Exercise task =>
Copy each line of the data below exactly, leaving out pictures.

Given material =>
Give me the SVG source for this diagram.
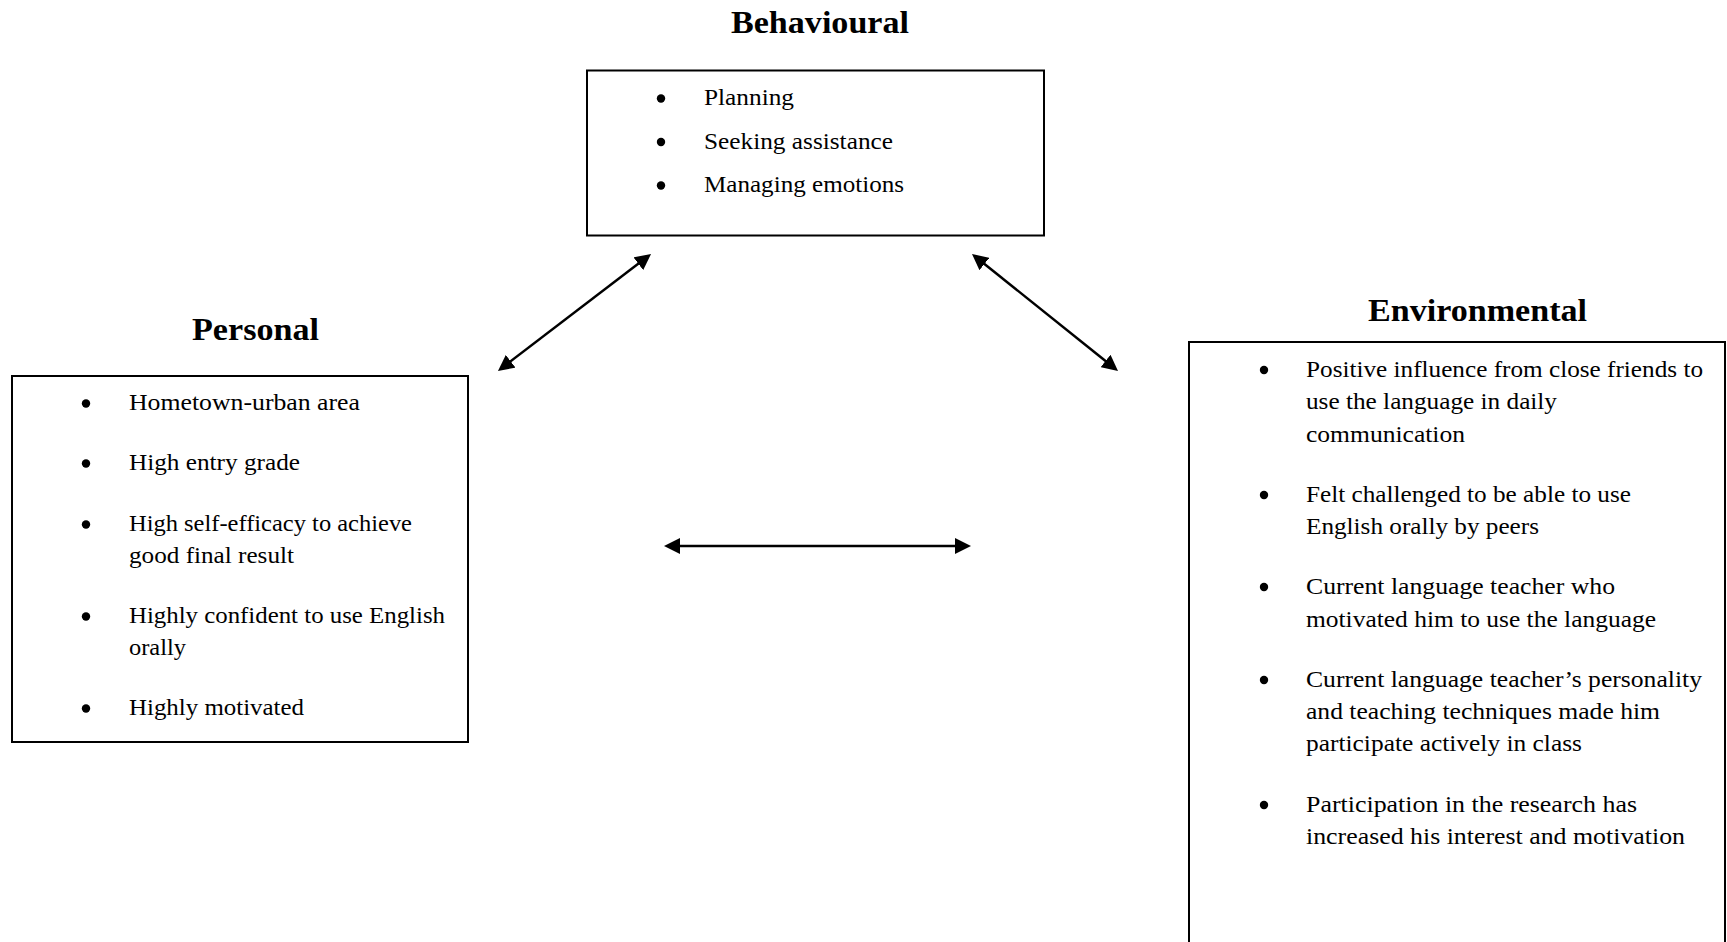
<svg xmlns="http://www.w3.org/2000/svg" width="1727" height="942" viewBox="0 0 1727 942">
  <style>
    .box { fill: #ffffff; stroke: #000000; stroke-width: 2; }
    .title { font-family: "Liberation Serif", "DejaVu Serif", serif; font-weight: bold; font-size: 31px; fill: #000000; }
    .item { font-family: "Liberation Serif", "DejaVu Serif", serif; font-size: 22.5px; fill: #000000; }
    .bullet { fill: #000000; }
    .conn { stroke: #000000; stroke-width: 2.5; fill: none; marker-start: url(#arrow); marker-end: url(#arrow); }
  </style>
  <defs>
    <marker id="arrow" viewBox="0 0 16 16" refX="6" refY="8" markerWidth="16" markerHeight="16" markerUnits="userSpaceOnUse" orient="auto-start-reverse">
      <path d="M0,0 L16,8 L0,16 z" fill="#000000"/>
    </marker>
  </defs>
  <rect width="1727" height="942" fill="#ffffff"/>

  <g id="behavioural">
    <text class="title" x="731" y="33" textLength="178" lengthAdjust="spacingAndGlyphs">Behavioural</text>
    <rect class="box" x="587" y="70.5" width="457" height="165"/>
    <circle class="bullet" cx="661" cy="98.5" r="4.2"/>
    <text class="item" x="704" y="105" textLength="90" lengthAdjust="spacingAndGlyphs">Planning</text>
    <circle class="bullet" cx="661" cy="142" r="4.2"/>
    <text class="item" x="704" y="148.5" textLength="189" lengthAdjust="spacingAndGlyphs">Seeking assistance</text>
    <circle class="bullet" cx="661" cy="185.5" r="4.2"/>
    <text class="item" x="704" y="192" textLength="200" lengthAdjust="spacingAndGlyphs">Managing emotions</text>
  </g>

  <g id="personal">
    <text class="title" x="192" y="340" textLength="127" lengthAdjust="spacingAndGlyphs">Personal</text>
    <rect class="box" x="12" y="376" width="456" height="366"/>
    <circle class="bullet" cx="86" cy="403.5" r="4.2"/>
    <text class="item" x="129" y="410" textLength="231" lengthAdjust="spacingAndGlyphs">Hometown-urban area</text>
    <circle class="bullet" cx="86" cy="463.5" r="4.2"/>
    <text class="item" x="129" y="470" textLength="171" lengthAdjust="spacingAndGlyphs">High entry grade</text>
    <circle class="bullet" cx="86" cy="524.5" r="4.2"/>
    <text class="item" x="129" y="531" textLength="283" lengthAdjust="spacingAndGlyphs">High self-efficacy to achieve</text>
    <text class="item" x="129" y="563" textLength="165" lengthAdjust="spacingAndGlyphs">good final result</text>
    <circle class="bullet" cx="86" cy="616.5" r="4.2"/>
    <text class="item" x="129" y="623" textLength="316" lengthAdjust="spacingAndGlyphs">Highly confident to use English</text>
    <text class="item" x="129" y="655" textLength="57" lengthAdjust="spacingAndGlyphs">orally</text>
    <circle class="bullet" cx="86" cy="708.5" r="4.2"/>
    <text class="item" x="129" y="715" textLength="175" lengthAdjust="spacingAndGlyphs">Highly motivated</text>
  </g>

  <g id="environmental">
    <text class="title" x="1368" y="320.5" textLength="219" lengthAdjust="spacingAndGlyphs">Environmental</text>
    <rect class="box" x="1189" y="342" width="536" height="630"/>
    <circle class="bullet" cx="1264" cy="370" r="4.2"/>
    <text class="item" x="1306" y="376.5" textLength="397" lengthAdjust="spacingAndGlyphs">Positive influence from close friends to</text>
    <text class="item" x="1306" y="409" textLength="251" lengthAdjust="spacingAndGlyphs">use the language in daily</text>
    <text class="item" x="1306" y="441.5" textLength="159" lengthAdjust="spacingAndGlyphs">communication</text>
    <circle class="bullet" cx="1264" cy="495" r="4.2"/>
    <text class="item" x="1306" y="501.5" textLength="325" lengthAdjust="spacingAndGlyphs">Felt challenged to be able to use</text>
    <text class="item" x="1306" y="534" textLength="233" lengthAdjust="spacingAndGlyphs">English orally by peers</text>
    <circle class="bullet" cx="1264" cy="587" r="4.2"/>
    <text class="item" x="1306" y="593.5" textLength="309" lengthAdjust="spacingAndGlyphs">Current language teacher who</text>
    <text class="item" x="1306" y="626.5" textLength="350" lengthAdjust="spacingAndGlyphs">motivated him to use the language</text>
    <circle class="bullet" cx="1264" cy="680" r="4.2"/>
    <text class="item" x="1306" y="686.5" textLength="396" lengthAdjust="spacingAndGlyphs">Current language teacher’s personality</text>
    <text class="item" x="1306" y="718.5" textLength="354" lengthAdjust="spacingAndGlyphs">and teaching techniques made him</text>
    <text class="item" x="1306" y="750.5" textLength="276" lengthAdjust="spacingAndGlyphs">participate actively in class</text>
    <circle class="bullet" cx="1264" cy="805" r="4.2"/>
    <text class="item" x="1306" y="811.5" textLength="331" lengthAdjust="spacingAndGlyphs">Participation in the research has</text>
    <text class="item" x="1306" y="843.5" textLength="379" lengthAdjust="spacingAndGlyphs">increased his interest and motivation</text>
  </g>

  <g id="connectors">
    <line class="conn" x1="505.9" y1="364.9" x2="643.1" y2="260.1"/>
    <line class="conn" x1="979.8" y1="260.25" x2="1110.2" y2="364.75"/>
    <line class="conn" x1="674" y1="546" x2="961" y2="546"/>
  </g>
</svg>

Task solution =>
Give me the SVG source for this diagram.
<svg xmlns="http://www.w3.org/2000/svg" width="1727" height="942" viewBox="0 0 1727 942">
  <style>
    .box { fill: #ffffff; stroke: #000000; stroke-width: 2; }
    .title { font-family: "Liberation Serif", "DejaVu Serif", serif; font-weight: bold; font-size: 31px; fill: #000000; }
    .item { font-family: "Liberation Serif", "DejaVu Serif", serif; font-size: 22.5px; fill: #000000; }
    .bullet { fill: #000000; }
    .conn { stroke: #000000; stroke-width: 2.5; fill: none; marker-start: url(#arrow); marker-end: url(#arrow); }
  </style>
  <defs>
    <marker id="arrow" viewBox="0 0 16 16" refX="6" refY="8" markerWidth="16" markerHeight="16" markerUnits="userSpaceOnUse" orient="auto-start-reverse">
      <path d="M0,0 L16,8 L0,16 z" fill="#000000"/>
    </marker>
  </defs>
  <rect width="1727" height="942" fill="#ffffff"/>

  <g id="behavioural">
    <text class="title" x="731" y="33" textLength="178" lengthAdjust="spacingAndGlyphs">Behavioural</text>
    <rect class="box" x="587" y="70.5" width="457" height="165"/>
    <circle class="bullet" cx="661" cy="98.5" r="4.2"/>
    <text class="item" x="704" y="105" textLength="90" lengthAdjust="spacingAndGlyphs">Planning</text>
    <circle class="bullet" cx="661" cy="142" r="4.2"/>
    <text class="item" x="704" y="148.5" textLength="189" lengthAdjust="spacingAndGlyphs">Seeking assistance</text>
    <circle class="bullet" cx="661" cy="185.5" r="4.2"/>
    <text class="item" x="704" y="192" textLength="200" lengthAdjust="spacingAndGlyphs">Managing emotions</text>
  </g>

  <g id="personal">
    <text class="title" x="192" y="340" textLength="127" lengthAdjust="spacingAndGlyphs">Personal</text>
    <rect class="box" x="12" y="376" width="456" height="366"/>
    <circle class="bullet" cx="86" cy="403.5" r="4.2"/>
    <text class="item" x="129" y="410" textLength="231" lengthAdjust="spacingAndGlyphs">Hometown-urban area</text>
    <circle class="bullet" cx="86" cy="463.5" r="4.2"/>
    <text class="item" x="129" y="470" textLength="171" lengthAdjust="spacingAndGlyphs">High entry grade</text>
    <circle class="bullet" cx="86" cy="524.5" r="4.2"/>
    <text class="item" x="129" y="531" textLength="283" lengthAdjust="spacingAndGlyphs">High self-efficacy to achieve</text>
    <text class="item" x="129" y="563" textLength="165" lengthAdjust="spacingAndGlyphs">good final result</text>
    <circle class="bullet" cx="86" cy="616.5" r="4.2"/>
    <text class="item" x="129" y="623" textLength="316" lengthAdjust="spacingAndGlyphs">Highly confident to use English</text>
    <text class="item" x="129" y="655" textLength="57" lengthAdjust="spacingAndGlyphs">orally</text>
    <circle class="bullet" cx="86" cy="708.5" r="4.2"/>
    <text class="item" x="129" y="715" textLength="175" lengthAdjust="spacingAndGlyphs">Highly motivated</text>
  </g>

  <g id="environmental">
    <text class="title" x="1368" y="320.5" textLength="219" lengthAdjust="spacingAndGlyphs">Environmental</text>
    <rect class="box" x="1189" y="342" width="536" height="630"/>
    <circle class="bullet" cx="1264" cy="370" r="4.2"/>
    <text class="item" x="1306" y="376.5" textLength="397" lengthAdjust="spacingAndGlyphs">Positive influence from close friends to</text>
    <text class="item" x="1306" y="409" textLength="251" lengthAdjust="spacingAndGlyphs">use the language in daily</text>
    <text class="item" x="1306" y="441.5" textLength="159" lengthAdjust="spacingAndGlyphs">communication</text>
    <circle class="bullet" cx="1264" cy="495" r="4.2"/>
    <text class="item" x="1306" y="501.5" textLength="325" lengthAdjust="spacingAndGlyphs">Felt challenged to be able to use</text>
    <text class="item" x="1306" y="534" textLength="233" lengthAdjust="spacingAndGlyphs">English orally by peers</text>
    <circle class="bullet" cx="1264" cy="587" r="4.2"/>
    <text class="item" x="1306" y="593.5" textLength="309" lengthAdjust="spacingAndGlyphs">Current language teacher who</text>
    <text class="item" x="1306" y="626.5" textLength="350" lengthAdjust="spacingAndGlyphs">motivated him to use the language</text>
    <circle class="bullet" cx="1264" cy="680" r="4.2"/>
    <text class="item" x="1306" y="686.5" textLength="396" lengthAdjust="spacingAndGlyphs">Current language teacher’s personality</text>
    <text class="item" x="1306" y="718.5" textLength="354" lengthAdjust="spacingAndGlyphs">and teaching techniques made him</text>
    <text class="item" x="1306" y="750.5" textLength="276" lengthAdjust="spacingAndGlyphs">participate actively in class</text>
    <circle class="bullet" cx="1264" cy="805" r="4.2"/>
    <text class="item" x="1306" y="811.5" textLength="331" lengthAdjust="spacingAndGlyphs">Participation in the research has</text>
    <text class="item" x="1306" y="843.5" textLength="379" lengthAdjust="spacingAndGlyphs">increased his interest and motivation</text>
  </g>

  <g id="connectors">
    <line class="conn" x1="505.9" y1="364.9" x2="643.1" y2="260.1"/>
    <line class="conn" x1="979.8" y1="260.25" x2="1110.2" y2="364.75"/>
    <line class="conn" x1="674" y1="546" x2="961" y2="546"/>
  </g>
</svg>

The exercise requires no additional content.